#### WORK REQUIRED
Begin the copy with the line that contains "Generate a web" and end it with the line that contains "4130,4010,1572,1572,2920,1715,1300];". Print these lines exactly and omit all pictures.

#### DATA EXTRACT
/---
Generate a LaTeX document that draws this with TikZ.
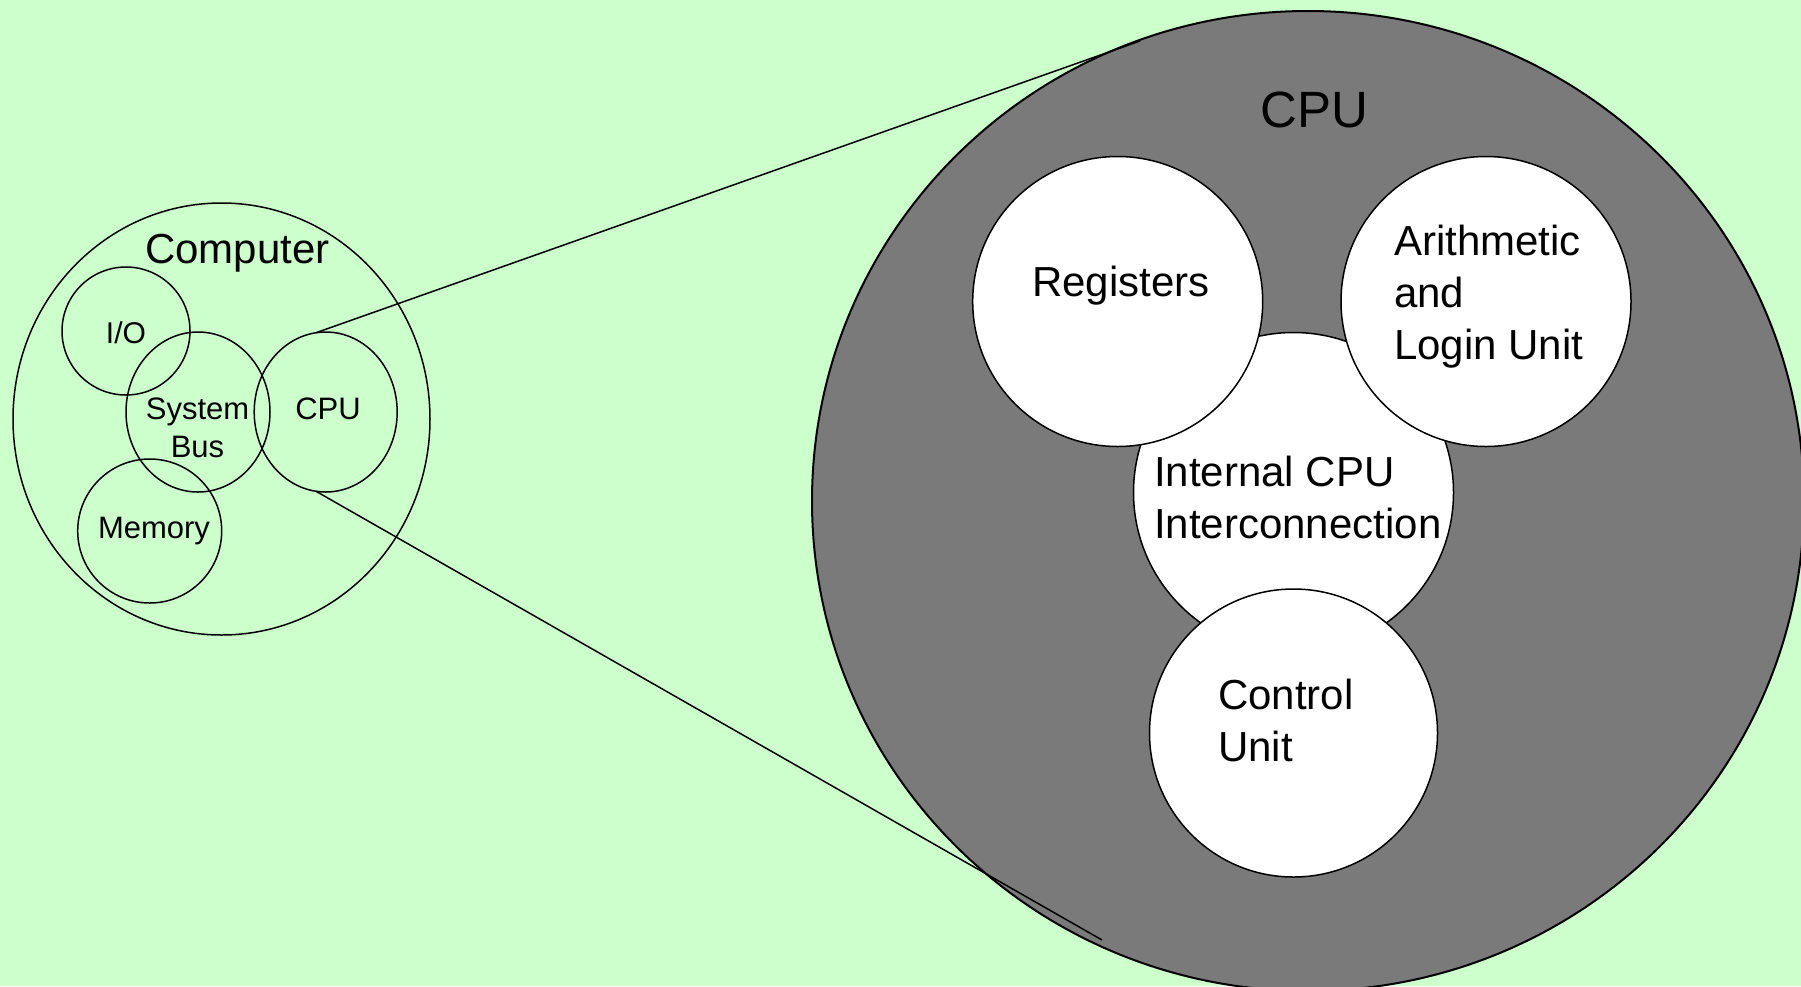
\documentclass[tikz,border=0pt]{standalone}
\usepackage{fontspec}
\setmainfont{Liberation Sans}
\usetikzlibrary{shapes.geometric}
\definecolor{bggreen}{RGB}{204,255,204}
\definecolor{cpugray}{gray}{0.48}
\tikzset{
  part/.style={ellipse, draw, line width=1.5pt, inner sep=0pt, outer sep=0pt},
  unit/.style={circle, draw, fill=white, line width=1.5pt, inner sep=0pt, outer sep=0pt, minimum size=#1},
  small/.style={font=\fontsize{31}{38}\selectfont, inner sep=0pt},
  big/.style={font=\fontsize{42}{52}\selectfont, inner sep=0pt},
}
\begin{document}
\begin{tikzpicture}[x=1pt, y=-1pt]
    \useasboundingbox (0,0) rectangle (1801,986);
    \fill[bggreen] (0,0) rectangle (1801,986);
    \clip (0,0) rectangle (1801,986);
    % Computer with its parts
    \node[part, minimum width=417pt, minimum height=432pt] (computer) at (221.5,419) {};
    \node[part, minimum width=128pt, minimum height=128pt] (io) at (126,331) {};
    \node[part, minimum width=144pt, minimum height=160pt] (bus) at (198,412) {};
    \node[part, minimum width=143pt, minimum height=160pt] (cpu) at (325.7,412) {};
    \node[part, minimum width=144pt, minimum height=144pt] (mem) at (149.7,531) {};
    \node[big, anchor=base] (computertxt) at (237.5,263) {Computer};
    \node[small, font=\fontsize{30}{36}\selectfont, anchor=base] (iotxt) at (126,343) {I/O};
    \node[small, anchor=base, align=center] (bustxt) at (197.5,457) {System\\Bus};
    \node[small, anchor=base] (cputxt) at (328,419) {CPU};
    \node[small, anchor=base] (memtxt) at (154,538) {Memory};
    % Zoomed CPU
    \node[ellipse, draw, fill=cpugray, line width=2pt, inner sep=0pt, minimum width=992pt, minimum height=980pt] (bigcpu) at (1308,501) {};
    \coordinate (topend) at (1140,41);
    \coordinate (botend) at (1102,940);
    \draw[line width=1.5pt] (cpu.97) -- (topend);
    \draw[line width=1.5pt] (cpu.263) -- (botend);
    \node[unit=320pt] (icc) at (1293.5,492.5) {};
    \node[unit=290pt] (regs) at (1117.7,301.5) {};
    \node[unit=290pt] (alu) at (1486,301.5) {};
    \node[unit=288pt] (ctrl) at (1293.5,733) {};
    \node[big, font=\fontsize{51}{60}\selectfont, anchor=base] (bigcputxt) at (1314,127) {CPU};
    \node[big, anchor=base] (regstxt) at (1121,296.5) {Registers};
    \node[big, anchor=base west, align=left] (alutxt) at (1394,359.5) {Arithmetic\\and\\Login Unit};
    \node[big, anchor=base west, align=left] (icctxt) at (1154,538.5) {Internal CPU\\Interconnection};
    \node[big, anchor=base west, align=left] (ctrltxt) at (1218,761) {Control\\Unit};
\end{tikzpicture}
\end{document}
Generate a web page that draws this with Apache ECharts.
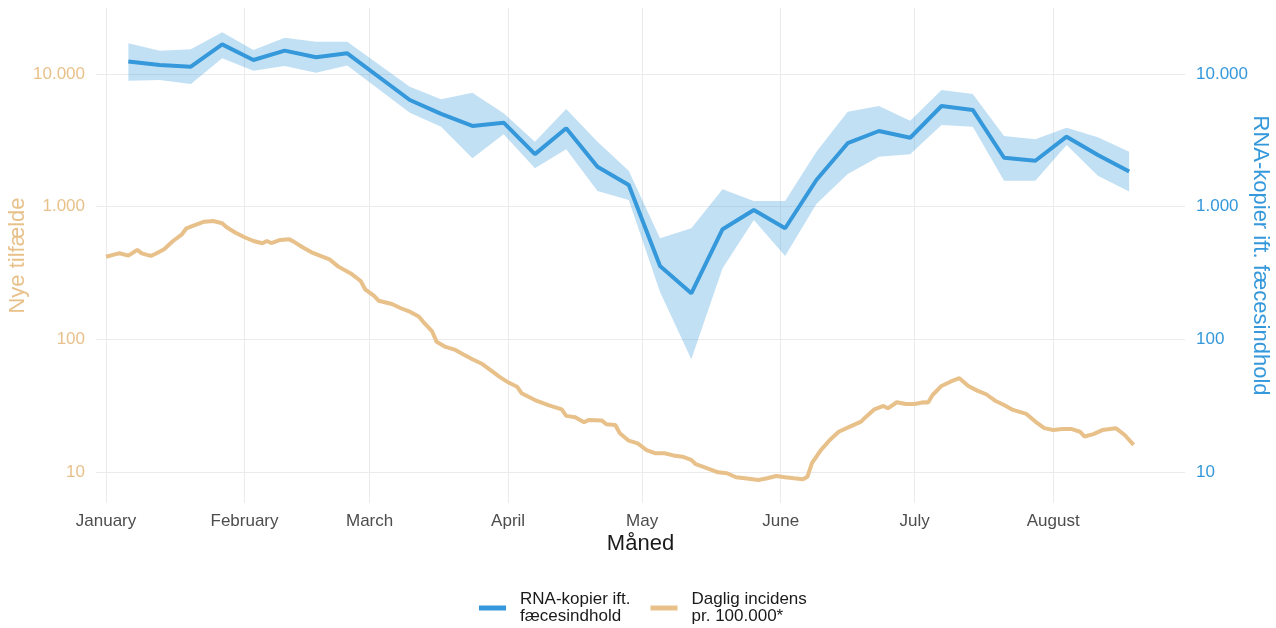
<!DOCTYPE html>
<html><head><meta charset="utf-8">
<script src="https://cdn.jsdelivr.net/npm/echarts@6/dist/echarts.min.js"></script>
<style>html,body{margin:0;padding:0;background:#fff}#c{width:1276px;height:628px}</style>
</head><body><div id="c"></div>
<script>
// ---- data ----
const rnaDates = ['2021-01-06','2021-01-13','2021-01-20','2021-01-27','2021-02-03','2021-02-10','2021-02-17','2021-02-24',
  '2021-03-10','2021-03-17','2021-03-24','2021-03-31','2021-04-07','2021-04-14','2021-04-21','2021-04-28',
  '2021-05-05','2021-05-12','2021-05-19','2021-05-26','2021-06-02','2021-06-09','2021-06-16','2021-06-23','2021-06-30',
  '2021-07-07','2021-07-14','2021-07-21','2021-07-28','2021-08-04','2021-08-11','2021-08-18'];
const rnaValues = [12400,11700,11350,16700,12750,15000,13350,14300,
  6370,5000,4060,4300,2490,3900,2000,1460,
  358,223,677,946,689,1590,3010,3720,3310,
  5740,5360,2340,2220,3370,2450,1840];
const rnaUpper = [17030,14980,15350,20600,15160,18760,17510,17500,
  8020,6450,7230,5060,3090,5450,3090,1870,
  579,689,1354,1106,1106,2600,5200,5740,4450,
  7580,7070,3410,3220,3940,3340,2600];
const rnaLower = [8900,9010,8410,13130,10590,11490,10230,11600,
  5110,4010,2320,3515,1950,2710,1315,1125,
  228,71,344,795,426,1050,1766,2384,2485,
  4130,4010,1572,1572,2920,1715,1300];

const incidenceDates = ['2021-01-01','2021-01-03','2021-01-04','2021-01-06','2021-01-08','2021-01-09','2021-01-11','2021-01-12',
  '2021-01-14','2021-01-16','2021-01-18','2021-01-19','2021-01-21','2021-01-23','2021-01-25','2021-01-27','2021-01-28','2021-01-30',
  '2021-02-01','2021-02-03','2021-02-05','2021-02-06','2021-02-07','2021-02-09','2021-02-11','2021-02-12','2021-02-14','2021-02-16',
  '2021-02-18','2021-02-20','2021-02-22','2021-02-25','2021-02-27','2021-02-28',
  '2021-03-02','2021-03-03','2021-03-06','2021-03-08','2021-03-10','2021-03-12','2021-03-13','2021-03-15','2021-03-16','2021-03-18',
  '2021-03-20','2021-03-22','2021-03-24','2021-03-26','2021-03-28','2021-03-30',
  '2021-04-01','2021-04-03','2021-04-04','2021-04-07','2021-04-10','2021-04-13','2021-04-14','2021-04-16','2021-04-18','2021-04-19',
  '2021-04-22','2021-04-23','2021-04-25','2021-04-26','2021-04-28','2021-04-30',
  '2021-05-02','2021-05-04','2021-05-06','2021-05-08','2021-05-10','2021-05-12','2021-05-13','2021-05-15','2021-05-18','2021-05-20',
  '2021-05-22','2021-05-24','2021-05-27','2021-05-29','2021-05-31',
  '2021-06-02','2021-06-04','2021-06-06','2021-06-07','2021-06-08','2021-06-10','2021-06-12','2021-06-14','2021-06-16','2021-06-19',
  '2021-06-20','2021-06-22','2021-06-24','2021-06-25','2021-06-27','2021-06-29',
  '2021-07-01','2021-07-03','2021-07-04','2021-07-05','2021-07-07','2021-07-09','2021-07-11','2021-07-13','2021-07-15','2021-07-17',
  '2021-07-19','2021-07-21','2021-07-23','2021-07-26','2021-07-28','2021-07-30',
  '2021-08-01','2021-08-03','2021-08-05','2021-08-07','2021-08-08','2021-08-10','2021-08-12','2021-08-15','2021-08-17','2021-08-19'];
const incidenceValues = [420,438,446,428,473,446,426,441,
  478,552,620,688,729,772,781,751,700,638,
  589,552,531,552,533,562,569,546,495,454,
  426,402,354,311,276,239,
  213,196,185,172,162,149,136,115,96,88,
  84,77,71,66,59,52.5,
  47.6,44.1,39.4,35.0,32.1,29.8,26.6,26.0,23.8,24.8,
  24.5,23.0,22.7,19.7,17.3,16.5,
  14.7,13.9,13.9,13.4,13.1,12.4,11.5,10.9,10.0,9.83,
  9.17,9.01,8.75,9.01,9.38,
  9.17,9.01,8.86,9.27,11.7,14.7,17.5,20.2,21.7,24.1,
  26.0,29.8,31.6,30.3,33.7,32.7,
  32.7,33.7,33.5,38.2,44.7,48.1,51.1,44.7,41.2,38.7,
  34.6,32.1,29.5,27.5,24.1,21.5,
  20.8,21.2,21.2,20.2,18.6,19.4,20.8,21.5,19.1,16.1];

const monthNames = ['January','February','March','April','May','June','July','August','September','October','November','December'];
const seriesNames = ['RNA-kopier ift.\nfæcesindhold', 'Daglig incidens\npr. 100.000*'];
const axisNames = ['Nye tilfælde', 'RNA-kopier ift. fæcesindhold', 'Måned'];
const yMin = 5.87, yMax = 31400;

// ---- styling ----
const BLUE = '#3498db', TAN = '#e8c08a', GRID = '#ebebeb';
const FONT = 'Liberation Sans, Arial, sans-serif';
const DAY = 86400000;
const xMin = new Date(2021, 0, 1).getTime() - 2.24 * DAY;
const xMax = new Date(2021, 0, 1).getTime() + 241.5 * DAY;

function fmt(v) {
  const e = Math.log10(v);
  if (Math.abs(e - Math.round(e)) > 1e-6) return '';
  return String(Math.round(v)).replace(/\B(?=(\d{3})+(?!\d))/g, '.');
}
const zip = (a, b) => a.map((d, i) => [d, b[i]]);
const bandDiff = rnaUpper.map((u, i) => u - rnaLower[i]);

const chart = echarts.init(document.getElementById('c'), null, {renderer: 'canvas'});
chart.setOption({
  animation: false,
  textStyle: {fontFamily: FONT},
  grid: {left: 96, right: 91, top: 8, bottom: 125, containLabel: false, outerBoundsMode: 'none'},
  legend: {
    data: seriesNames.map(n => ({name: n, icon: 'rect'})),
    left: 474, top: 586,
    itemWidth: 27, itemHeight: 5, itemGap: 20,
    textStyle: {fontSize: 17, color: '#1a1a1a', lineHeight: 17, padding: [0, 0, 0, 9], fontFamily: FONT}
  },
  xAxis: {
    type: 'time', min: xMin, max: xMax, splitNumber: 8,
    minInterval: 28 * DAY, maxInterval: 31 * DAY,
    axisLine: {show: false}, axisTick: {show: false},
    splitLine: {show: true, showMinLine: false, showMaxLine: false, lineStyle: {color: GRID, width: 1}},
    axisLabel: {color: '#4d4d4d', fontSize: 17, margin: 10, fontFamily: FONT, showMinLabel: false, showMaxLabel: false,
      formatter: v => monthNames[new Date(v).getMonth()]},
    name: axisNames[2], nameLocation: 'middle', nameGap: 30, nameMoveOverlap: false,
    nameTextStyle: {color: '#1a1a1a', fontSize: 22, fontFamily: FONT}
  },
  yAxis: [{
    type: 'log', logBase: 10, min: yMin, max: yMax, position: 'left',
    axisLine: {show: false}, axisTick: {show: false},
    splitLine: {show: true, showMinLine: false, showMaxLine: false, lineStyle: {color: GRID, width: 1}},
    axisLabel: {color: TAN, fontSize: 17, margin: 11, showMinLabel: false, showMaxLabel: false, formatter: fmt, fontFamily: FONT},
    name: axisNames[0], nameLocation: 'middle', nameGap: 67, nameMoveOverlap: false,
    nameTextStyle: {color: TAN, fontSize: 22, fontFamily: FONT}
  }, {
    type: 'log', logBase: 10, min: yMin, max: yMax, position: 'right',
    axisLine: {show: false}, axisTick: {show: false},
    splitLine: {show: false},
    axisLabel: {color: BLUE, fontSize: 17, margin: 11, showMinLabel: false, showMaxLabel: false, formatter: fmt, fontFamily: FONT},
    name: axisNames[1], nameLocation: 'middle', nameGap: 64, nameRotate: -90, nameMoveOverlap: false,
    nameTextStyle: {color: BLUE, fontSize: 22, fontFamily: FONT}
  }],
  series: [{
    name: 'band-lower', type: 'line', yAxisIndex: 1, stack: 'band', silent: true,
    data: zip(rnaDates, rnaLower), symbol: 'none', lineStyle: {opacity: 0}
  }, {
    name: 'band', type: 'line', yAxisIndex: 1, stack: 'band', silent: true,
    data: zip(rnaDates, bandDiff), symbol: 'none', lineStyle: {opacity: 0},
    areaStyle: {color: 'rgba(52,152,219,0.3)', opacity: 1}
  }, {
    name: seriesNames[0], type: 'line', yAxisIndex: 1, color: BLUE,
    data: zip(rnaDates, rnaValues), symbol: 'none', lineStyle: {width: 4, color: BLUE}
  }, {
    name: seriesNames[1], type: 'line', yAxisIndex: 0, color: TAN,
    data: zip(incidenceDates, incidenceValues), symbol: 'none', lineStyle: {width: 4, color: TAN}
  }]
});
</script></body></html>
\---
#### WRITTEN SOLUTION
Generate a web page that draws this with Apache ECharts.
<!DOCTYPE html>
<html><head><meta charset="utf-8">
<script src="https://cdn.jsdelivr.net/npm/echarts@6/dist/echarts.min.js"></script>
<style>html,body{margin:0;padding:0;background:#fff}#c{width:1276px;height:628px}</style>
</head><body><div id="c"></div>
<script>
// ---- data ----
const rnaDates = ['2021-01-06','2021-01-13','2021-01-20','2021-01-27','2021-02-03','2021-02-10','2021-02-17','2021-02-24',
  '2021-03-10','2021-03-17','2021-03-24','2021-03-31','2021-04-07','2021-04-14','2021-04-21','2021-04-28',
  '2021-05-05','2021-05-12','2021-05-19','2021-05-26','2021-06-02','2021-06-09','2021-06-16','2021-06-23','2021-06-30',
  '2021-07-07','2021-07-14','2021-07-21','2021-07-28','2021-08-04','2021-08-11','2021-08-18'];
const rnaValues = [12400,11700,11350,16700,12750,15000,13350,14300,
  6370,5000,4060,4300,2490,3900,2000,1460,
  358,223,677,946,689,1590,3010,3720,3310,
  5740,5360,2340,2220,3370,2450,1840];
const rnaUpper = [17030,14980,15350,20600,15160,18760,17510,17500,
  8020,6450,7230,5060,3090,5450,3090,1870,
  579,689,1354,1106,1106,2600,5200,5740,4450,
  7580,7070,3410,3220,3940,3340,2600];
const rnaLower = [8900,9010,8410,13130,10590,11490,10230,11600,
  5110,4010,2320,3515,1950,2710,1315,1125,
  228,71,344,795,426,1050,1766,2384,2485,
  4130,4010,1572,1572,2920,1715,1300];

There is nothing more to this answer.